— begin SUPPLIED RECORDS —

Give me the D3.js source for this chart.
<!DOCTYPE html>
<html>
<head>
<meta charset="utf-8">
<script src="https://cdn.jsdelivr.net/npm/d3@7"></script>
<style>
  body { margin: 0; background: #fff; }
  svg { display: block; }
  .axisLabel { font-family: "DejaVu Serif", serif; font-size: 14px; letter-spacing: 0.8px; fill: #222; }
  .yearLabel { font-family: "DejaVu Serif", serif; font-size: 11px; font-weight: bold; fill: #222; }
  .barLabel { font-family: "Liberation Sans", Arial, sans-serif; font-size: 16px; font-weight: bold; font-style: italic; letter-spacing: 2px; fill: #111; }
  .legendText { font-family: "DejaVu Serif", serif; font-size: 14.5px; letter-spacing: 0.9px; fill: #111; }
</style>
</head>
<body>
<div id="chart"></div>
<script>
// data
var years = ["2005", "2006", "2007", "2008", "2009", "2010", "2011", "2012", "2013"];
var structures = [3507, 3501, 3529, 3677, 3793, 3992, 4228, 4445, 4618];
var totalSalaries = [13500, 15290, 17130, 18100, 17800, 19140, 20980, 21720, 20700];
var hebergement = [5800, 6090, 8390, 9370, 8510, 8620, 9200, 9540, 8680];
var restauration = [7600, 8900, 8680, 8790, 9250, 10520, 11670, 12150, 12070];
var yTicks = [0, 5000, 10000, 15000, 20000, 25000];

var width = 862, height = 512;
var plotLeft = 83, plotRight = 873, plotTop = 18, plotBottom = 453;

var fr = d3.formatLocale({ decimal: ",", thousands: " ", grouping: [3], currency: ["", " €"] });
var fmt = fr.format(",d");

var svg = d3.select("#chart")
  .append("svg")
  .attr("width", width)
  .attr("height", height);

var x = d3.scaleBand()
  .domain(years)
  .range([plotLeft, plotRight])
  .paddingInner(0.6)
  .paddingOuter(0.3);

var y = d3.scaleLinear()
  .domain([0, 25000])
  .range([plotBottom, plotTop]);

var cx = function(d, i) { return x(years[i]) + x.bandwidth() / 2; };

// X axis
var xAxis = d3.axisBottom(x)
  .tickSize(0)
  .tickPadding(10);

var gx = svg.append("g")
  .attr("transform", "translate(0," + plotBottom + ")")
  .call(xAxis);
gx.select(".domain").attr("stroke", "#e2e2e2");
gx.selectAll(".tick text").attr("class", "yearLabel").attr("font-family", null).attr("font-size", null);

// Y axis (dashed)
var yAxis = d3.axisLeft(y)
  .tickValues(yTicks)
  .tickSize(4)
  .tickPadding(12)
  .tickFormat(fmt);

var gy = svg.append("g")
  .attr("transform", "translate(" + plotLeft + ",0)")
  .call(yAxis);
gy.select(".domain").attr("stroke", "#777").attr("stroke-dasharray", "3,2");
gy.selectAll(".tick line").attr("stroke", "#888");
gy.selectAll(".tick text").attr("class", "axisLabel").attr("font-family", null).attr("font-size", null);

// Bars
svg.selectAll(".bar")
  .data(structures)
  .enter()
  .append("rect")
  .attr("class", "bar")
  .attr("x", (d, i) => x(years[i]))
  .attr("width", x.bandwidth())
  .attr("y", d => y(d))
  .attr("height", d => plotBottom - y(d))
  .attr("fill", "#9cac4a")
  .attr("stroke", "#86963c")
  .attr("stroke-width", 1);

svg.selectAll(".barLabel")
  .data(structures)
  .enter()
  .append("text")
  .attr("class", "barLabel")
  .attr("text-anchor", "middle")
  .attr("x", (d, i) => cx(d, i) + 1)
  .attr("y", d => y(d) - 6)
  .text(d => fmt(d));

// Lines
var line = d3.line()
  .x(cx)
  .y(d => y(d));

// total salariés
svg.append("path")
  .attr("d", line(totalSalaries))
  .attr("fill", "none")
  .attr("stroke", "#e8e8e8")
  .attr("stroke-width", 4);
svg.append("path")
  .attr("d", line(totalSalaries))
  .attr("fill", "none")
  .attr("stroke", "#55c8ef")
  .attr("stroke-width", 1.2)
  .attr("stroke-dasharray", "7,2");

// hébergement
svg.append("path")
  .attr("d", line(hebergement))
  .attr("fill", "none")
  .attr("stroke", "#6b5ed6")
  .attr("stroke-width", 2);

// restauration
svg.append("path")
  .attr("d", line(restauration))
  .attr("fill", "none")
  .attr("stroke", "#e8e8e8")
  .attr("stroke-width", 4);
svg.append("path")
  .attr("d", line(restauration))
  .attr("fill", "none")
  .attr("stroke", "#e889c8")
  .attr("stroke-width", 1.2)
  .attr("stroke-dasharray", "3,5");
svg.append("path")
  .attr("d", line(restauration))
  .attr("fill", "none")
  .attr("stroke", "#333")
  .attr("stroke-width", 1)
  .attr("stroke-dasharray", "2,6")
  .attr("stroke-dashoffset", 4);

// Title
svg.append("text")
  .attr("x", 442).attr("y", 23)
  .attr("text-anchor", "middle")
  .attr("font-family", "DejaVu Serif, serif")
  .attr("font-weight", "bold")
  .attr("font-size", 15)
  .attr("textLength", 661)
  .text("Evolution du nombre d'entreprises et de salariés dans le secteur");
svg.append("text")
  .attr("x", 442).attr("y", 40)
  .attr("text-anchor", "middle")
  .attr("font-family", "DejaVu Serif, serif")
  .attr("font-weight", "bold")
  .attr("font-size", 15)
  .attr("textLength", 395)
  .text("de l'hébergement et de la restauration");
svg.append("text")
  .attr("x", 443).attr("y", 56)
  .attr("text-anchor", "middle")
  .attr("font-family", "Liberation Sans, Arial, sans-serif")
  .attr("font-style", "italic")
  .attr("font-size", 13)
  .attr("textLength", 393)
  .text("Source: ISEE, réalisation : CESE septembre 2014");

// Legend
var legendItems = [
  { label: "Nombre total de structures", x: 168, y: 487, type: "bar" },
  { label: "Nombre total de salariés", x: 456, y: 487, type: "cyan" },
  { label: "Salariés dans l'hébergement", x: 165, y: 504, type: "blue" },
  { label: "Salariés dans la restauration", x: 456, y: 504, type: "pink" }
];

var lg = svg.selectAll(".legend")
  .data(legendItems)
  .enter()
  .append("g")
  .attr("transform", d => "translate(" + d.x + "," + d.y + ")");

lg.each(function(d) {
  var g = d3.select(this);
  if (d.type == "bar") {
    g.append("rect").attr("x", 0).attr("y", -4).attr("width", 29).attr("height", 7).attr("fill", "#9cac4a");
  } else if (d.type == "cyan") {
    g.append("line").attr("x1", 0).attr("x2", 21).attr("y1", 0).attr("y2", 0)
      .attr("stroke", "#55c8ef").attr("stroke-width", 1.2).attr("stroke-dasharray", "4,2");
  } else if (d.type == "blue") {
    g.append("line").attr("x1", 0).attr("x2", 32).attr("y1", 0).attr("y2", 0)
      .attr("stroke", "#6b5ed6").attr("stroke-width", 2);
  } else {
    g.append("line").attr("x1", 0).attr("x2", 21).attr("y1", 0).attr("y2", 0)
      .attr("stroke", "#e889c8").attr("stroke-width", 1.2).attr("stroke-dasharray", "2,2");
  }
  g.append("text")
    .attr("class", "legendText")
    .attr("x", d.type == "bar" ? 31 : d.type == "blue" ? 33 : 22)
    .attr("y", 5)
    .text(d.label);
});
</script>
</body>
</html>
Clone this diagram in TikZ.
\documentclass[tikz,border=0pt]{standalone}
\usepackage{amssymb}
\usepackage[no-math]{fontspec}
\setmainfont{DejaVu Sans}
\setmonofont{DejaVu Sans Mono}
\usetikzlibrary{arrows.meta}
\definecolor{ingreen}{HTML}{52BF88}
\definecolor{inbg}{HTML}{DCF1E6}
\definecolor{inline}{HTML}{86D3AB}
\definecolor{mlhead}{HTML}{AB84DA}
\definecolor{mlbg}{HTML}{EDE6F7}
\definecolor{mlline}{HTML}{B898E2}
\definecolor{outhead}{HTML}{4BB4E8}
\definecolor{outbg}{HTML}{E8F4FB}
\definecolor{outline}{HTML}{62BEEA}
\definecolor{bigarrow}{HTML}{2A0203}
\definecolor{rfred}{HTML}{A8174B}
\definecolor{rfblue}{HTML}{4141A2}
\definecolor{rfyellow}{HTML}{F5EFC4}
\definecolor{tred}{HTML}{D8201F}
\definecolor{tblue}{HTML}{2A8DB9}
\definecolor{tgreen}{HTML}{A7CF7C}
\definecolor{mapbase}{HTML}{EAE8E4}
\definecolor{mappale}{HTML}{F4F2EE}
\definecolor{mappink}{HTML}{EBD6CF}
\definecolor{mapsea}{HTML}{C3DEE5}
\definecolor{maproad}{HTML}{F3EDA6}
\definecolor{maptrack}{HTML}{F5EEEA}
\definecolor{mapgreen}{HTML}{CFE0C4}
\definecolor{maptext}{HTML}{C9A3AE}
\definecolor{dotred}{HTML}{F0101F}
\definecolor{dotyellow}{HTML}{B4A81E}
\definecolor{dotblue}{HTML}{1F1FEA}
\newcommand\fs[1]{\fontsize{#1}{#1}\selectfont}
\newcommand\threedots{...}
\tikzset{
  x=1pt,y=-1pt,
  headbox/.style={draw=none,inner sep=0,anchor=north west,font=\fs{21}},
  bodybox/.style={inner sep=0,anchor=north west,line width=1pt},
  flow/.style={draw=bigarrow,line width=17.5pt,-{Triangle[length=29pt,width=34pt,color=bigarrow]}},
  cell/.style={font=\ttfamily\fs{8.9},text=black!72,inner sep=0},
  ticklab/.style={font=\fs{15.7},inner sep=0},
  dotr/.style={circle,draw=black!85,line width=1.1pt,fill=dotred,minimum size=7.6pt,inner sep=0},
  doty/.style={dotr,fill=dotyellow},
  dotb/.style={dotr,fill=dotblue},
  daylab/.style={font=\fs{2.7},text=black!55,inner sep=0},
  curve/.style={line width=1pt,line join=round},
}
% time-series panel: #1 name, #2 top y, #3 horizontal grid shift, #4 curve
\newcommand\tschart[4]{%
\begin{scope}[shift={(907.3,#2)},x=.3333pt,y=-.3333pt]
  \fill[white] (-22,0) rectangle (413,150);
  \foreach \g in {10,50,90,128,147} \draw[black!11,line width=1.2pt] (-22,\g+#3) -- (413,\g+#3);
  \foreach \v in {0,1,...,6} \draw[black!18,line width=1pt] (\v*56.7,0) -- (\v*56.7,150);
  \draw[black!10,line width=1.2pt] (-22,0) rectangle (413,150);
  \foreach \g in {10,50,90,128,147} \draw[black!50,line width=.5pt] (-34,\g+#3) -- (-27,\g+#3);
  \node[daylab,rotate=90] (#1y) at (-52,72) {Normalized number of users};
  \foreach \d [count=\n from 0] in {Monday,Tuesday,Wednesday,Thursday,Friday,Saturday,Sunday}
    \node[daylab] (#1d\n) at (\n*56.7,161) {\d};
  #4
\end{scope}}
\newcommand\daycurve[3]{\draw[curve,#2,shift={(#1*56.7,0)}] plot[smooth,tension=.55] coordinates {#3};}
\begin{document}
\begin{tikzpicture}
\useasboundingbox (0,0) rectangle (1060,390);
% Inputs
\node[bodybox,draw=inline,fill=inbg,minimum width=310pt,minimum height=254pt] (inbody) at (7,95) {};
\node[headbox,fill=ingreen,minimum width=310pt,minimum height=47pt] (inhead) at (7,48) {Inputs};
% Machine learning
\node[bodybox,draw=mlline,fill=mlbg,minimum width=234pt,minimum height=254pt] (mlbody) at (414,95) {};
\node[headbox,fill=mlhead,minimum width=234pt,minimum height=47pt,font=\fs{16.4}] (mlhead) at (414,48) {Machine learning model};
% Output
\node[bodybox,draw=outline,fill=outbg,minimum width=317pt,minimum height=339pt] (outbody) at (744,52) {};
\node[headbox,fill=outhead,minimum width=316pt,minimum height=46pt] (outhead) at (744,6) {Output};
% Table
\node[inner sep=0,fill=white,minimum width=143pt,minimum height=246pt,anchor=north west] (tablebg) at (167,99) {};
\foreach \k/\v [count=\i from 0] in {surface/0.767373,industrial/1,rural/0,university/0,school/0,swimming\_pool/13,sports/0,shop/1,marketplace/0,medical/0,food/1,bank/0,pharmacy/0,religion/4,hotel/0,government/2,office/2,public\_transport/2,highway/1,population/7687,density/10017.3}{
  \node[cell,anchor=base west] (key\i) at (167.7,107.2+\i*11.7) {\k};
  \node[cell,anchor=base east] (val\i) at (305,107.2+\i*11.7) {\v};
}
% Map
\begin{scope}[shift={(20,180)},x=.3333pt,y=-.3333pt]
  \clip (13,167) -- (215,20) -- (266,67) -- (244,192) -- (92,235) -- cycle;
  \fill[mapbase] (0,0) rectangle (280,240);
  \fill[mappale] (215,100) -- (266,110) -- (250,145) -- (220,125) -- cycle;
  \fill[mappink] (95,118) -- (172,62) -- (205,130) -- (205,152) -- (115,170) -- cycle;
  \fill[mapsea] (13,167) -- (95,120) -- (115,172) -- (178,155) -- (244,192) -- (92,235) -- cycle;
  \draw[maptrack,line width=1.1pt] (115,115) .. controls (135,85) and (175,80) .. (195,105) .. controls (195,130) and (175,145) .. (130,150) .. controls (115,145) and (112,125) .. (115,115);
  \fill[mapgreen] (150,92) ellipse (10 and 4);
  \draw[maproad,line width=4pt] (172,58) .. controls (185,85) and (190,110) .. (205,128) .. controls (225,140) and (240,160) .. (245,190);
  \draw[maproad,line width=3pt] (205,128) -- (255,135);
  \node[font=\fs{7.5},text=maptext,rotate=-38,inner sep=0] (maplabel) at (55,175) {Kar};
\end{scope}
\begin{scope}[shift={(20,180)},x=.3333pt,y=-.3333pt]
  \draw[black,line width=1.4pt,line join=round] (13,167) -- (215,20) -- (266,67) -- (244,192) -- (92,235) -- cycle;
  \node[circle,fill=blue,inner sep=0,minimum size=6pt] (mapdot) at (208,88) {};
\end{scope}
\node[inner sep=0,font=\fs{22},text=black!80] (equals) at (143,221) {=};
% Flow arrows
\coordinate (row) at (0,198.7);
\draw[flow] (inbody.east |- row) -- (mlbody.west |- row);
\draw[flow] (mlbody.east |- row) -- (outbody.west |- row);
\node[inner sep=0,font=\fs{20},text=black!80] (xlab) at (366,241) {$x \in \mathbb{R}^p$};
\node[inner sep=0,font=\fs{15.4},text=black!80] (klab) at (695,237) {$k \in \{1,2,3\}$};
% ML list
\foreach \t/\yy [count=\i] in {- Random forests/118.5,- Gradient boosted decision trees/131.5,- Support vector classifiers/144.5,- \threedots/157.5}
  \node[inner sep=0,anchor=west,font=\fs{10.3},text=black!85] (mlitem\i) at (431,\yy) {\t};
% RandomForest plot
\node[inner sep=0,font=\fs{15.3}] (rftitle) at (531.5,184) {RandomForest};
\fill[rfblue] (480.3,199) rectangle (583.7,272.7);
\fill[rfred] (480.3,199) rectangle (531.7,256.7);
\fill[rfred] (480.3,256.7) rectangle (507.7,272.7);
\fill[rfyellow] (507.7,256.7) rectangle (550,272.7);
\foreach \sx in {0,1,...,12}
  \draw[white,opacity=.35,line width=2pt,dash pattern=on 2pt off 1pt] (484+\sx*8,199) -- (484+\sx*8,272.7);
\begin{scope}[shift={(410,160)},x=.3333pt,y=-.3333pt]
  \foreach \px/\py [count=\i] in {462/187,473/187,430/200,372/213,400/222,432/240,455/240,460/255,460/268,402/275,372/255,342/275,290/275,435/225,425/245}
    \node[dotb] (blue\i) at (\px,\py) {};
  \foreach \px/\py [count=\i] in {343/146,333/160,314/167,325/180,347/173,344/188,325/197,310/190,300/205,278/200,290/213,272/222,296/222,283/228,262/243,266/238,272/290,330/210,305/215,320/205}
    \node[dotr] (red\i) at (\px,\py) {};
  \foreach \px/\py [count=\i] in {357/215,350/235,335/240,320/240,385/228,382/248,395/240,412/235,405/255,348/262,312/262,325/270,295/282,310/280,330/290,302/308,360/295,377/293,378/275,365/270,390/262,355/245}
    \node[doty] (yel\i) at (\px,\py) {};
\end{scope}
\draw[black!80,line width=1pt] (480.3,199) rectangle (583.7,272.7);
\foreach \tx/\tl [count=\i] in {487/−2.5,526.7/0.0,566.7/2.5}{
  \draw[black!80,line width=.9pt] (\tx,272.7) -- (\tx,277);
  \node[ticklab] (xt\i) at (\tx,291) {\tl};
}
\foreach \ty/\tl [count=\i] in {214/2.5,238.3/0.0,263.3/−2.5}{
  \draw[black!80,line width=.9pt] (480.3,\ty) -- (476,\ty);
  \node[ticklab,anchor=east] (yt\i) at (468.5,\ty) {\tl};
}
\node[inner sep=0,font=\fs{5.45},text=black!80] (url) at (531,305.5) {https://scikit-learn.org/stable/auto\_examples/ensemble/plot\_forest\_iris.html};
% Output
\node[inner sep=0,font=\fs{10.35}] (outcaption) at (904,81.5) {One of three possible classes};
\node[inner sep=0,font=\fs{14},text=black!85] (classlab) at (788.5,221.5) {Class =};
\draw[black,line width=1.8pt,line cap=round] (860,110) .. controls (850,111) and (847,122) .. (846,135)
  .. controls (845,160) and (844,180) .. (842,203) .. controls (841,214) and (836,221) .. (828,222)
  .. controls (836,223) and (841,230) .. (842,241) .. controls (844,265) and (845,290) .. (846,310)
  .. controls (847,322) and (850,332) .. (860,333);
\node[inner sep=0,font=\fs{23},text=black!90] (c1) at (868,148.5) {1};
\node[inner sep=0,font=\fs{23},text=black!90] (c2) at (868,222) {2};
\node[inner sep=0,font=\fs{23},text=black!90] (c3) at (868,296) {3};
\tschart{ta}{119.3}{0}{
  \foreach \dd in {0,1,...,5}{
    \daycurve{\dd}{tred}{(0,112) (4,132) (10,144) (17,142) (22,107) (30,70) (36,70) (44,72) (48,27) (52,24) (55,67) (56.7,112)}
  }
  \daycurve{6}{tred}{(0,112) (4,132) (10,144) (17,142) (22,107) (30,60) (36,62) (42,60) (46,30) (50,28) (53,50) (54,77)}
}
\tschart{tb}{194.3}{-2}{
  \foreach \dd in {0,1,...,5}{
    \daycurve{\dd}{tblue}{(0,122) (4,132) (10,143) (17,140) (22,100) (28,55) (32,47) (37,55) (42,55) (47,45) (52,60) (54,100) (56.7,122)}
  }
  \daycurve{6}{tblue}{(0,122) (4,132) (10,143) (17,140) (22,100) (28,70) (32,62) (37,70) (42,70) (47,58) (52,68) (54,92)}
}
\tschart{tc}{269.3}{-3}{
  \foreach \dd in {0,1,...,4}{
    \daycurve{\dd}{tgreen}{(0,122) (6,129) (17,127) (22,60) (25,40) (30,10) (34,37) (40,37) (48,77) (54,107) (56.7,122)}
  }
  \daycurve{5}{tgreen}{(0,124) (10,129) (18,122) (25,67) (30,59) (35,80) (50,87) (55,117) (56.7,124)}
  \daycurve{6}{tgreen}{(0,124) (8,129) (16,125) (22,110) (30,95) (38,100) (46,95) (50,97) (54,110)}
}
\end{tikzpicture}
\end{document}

— end SUPPLIED RECORDS —

▶ [PROMPT]
Make a copy of each line that contains the string "this".

▶ [WRITTEN ANSWER]
Give me the D3.js source for this chart.
  var g = d3.select(this);
Clone this diagram in TikZ.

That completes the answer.